REQUIREMENTS
Print them exactly: the lines from the beginning of the entries below through the line that contains "import plotly.graph_objects as go", and only those, with the pictures left out.

[Records with drawing code]
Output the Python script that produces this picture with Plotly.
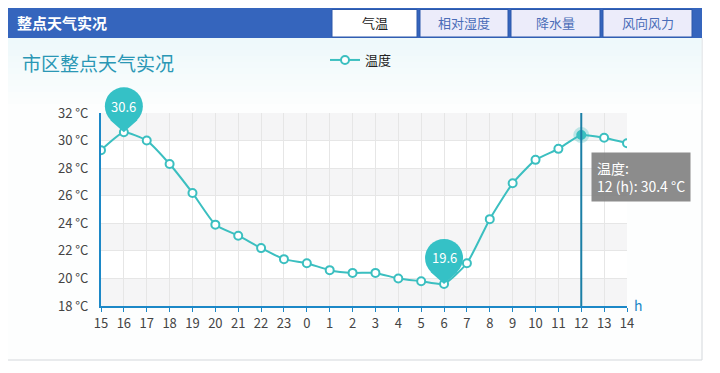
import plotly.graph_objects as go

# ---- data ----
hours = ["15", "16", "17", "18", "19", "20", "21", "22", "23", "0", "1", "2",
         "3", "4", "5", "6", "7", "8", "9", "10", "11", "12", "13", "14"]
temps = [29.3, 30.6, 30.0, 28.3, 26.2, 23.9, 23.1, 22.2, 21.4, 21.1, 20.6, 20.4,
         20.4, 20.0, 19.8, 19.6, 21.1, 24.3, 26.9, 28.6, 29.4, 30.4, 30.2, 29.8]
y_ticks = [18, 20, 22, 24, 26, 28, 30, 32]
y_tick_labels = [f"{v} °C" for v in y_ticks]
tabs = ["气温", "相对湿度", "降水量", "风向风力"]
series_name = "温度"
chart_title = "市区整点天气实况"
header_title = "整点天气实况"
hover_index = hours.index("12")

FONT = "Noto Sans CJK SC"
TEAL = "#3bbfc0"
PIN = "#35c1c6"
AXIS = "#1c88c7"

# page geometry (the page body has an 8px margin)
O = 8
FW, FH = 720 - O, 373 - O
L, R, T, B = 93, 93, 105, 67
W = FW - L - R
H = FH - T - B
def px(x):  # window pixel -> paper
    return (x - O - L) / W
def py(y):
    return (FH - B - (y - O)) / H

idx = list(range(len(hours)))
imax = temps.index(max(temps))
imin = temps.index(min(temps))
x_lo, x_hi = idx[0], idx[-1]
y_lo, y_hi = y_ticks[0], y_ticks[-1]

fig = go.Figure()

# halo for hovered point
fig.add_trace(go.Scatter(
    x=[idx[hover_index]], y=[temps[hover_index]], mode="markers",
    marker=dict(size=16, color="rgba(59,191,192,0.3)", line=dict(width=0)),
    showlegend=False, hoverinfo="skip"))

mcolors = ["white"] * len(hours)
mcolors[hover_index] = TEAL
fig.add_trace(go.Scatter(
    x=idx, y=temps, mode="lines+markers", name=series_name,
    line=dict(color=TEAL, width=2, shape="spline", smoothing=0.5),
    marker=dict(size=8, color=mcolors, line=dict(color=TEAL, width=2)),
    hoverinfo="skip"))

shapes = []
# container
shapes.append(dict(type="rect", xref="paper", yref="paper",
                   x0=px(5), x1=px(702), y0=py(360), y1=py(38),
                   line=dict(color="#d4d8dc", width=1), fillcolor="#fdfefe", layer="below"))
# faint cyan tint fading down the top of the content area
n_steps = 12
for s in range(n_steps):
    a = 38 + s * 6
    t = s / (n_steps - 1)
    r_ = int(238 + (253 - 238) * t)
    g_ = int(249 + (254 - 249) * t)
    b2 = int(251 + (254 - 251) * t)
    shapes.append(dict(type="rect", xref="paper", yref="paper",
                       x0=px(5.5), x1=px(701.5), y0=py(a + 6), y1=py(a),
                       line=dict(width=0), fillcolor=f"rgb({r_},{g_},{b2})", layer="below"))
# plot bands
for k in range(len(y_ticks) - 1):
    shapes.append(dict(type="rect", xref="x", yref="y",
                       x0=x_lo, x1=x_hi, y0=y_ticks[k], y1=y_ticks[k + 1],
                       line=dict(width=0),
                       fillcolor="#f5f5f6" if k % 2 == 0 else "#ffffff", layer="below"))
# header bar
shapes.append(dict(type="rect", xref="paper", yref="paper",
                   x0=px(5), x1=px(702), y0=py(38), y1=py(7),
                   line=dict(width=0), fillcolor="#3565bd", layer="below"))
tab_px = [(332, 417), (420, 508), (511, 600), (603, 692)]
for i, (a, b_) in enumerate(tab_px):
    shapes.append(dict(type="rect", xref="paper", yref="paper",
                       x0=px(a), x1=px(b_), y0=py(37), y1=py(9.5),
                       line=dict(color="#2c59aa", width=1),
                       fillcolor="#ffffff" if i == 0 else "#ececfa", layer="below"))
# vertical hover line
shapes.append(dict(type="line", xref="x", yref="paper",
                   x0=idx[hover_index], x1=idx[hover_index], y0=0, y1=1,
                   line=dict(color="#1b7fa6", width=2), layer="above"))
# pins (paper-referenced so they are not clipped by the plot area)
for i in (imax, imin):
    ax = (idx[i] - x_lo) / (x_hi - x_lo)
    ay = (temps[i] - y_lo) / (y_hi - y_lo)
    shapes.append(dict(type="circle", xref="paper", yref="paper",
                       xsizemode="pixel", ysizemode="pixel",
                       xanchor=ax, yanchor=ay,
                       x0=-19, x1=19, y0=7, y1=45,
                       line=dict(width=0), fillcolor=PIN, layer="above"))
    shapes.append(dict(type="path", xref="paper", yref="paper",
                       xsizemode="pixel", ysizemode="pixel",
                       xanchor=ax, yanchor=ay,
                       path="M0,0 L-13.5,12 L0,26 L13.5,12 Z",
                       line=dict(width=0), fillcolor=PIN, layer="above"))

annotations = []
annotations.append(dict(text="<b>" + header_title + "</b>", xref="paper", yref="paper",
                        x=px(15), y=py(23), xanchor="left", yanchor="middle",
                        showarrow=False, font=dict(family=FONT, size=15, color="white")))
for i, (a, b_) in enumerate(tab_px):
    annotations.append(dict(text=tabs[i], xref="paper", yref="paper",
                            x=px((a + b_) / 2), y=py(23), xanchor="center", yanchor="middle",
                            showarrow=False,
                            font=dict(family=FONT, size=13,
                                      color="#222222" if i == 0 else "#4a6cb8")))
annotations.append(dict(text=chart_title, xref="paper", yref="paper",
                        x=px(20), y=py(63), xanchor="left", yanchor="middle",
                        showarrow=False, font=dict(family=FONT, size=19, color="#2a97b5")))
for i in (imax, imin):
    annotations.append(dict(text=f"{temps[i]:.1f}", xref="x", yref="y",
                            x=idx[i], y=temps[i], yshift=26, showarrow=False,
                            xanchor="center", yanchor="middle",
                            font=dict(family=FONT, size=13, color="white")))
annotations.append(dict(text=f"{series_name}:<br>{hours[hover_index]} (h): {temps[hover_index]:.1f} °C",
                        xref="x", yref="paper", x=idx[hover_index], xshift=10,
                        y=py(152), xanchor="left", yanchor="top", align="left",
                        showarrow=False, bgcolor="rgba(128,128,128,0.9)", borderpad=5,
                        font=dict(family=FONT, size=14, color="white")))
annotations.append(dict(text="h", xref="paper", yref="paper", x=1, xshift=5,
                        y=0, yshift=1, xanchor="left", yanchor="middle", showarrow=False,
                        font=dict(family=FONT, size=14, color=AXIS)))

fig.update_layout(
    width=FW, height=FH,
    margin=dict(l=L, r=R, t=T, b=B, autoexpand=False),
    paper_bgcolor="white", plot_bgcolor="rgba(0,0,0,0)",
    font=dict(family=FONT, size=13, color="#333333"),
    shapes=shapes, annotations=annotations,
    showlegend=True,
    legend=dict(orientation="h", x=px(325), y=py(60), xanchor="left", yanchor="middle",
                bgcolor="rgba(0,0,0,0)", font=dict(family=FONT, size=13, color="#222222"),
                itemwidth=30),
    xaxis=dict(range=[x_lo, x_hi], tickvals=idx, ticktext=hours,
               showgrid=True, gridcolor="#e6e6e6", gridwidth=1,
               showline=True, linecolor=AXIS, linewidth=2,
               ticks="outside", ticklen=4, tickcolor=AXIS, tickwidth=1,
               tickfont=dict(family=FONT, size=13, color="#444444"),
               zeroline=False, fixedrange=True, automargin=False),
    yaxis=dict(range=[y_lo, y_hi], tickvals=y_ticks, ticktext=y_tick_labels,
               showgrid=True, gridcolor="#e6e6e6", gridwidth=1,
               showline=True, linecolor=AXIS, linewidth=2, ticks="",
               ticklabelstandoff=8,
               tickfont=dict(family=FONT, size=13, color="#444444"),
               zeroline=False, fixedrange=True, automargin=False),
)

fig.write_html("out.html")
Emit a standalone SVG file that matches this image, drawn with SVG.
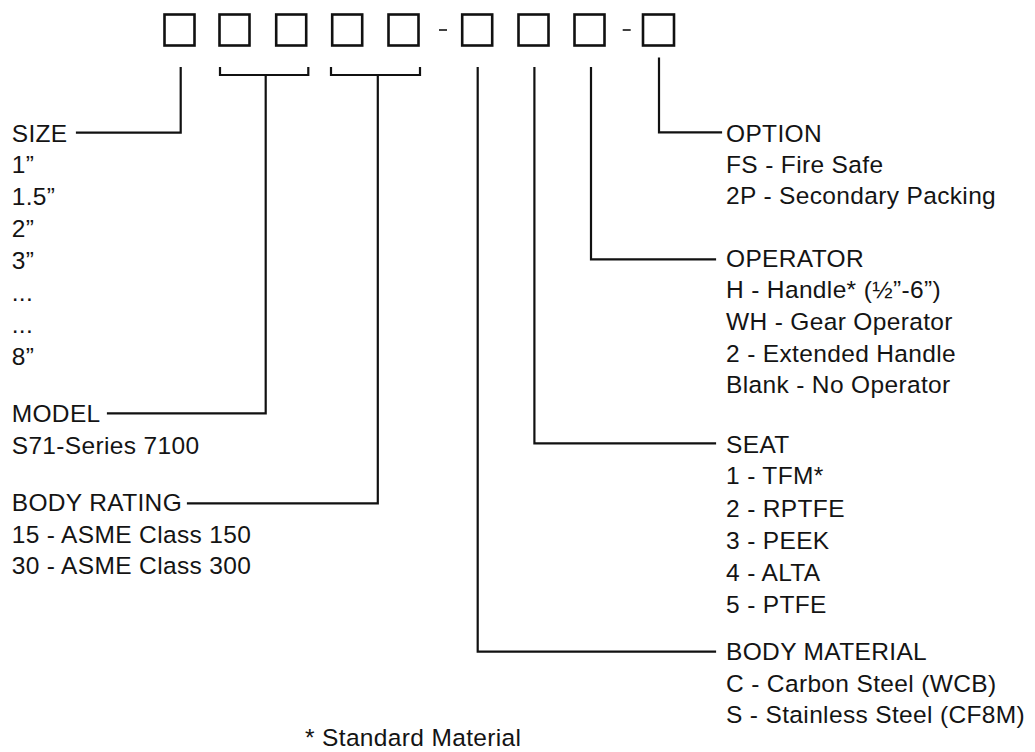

EXERCISE OUTPUT
Output the Python script that produces this picture with Plotly.
import plotly.graph_objects as go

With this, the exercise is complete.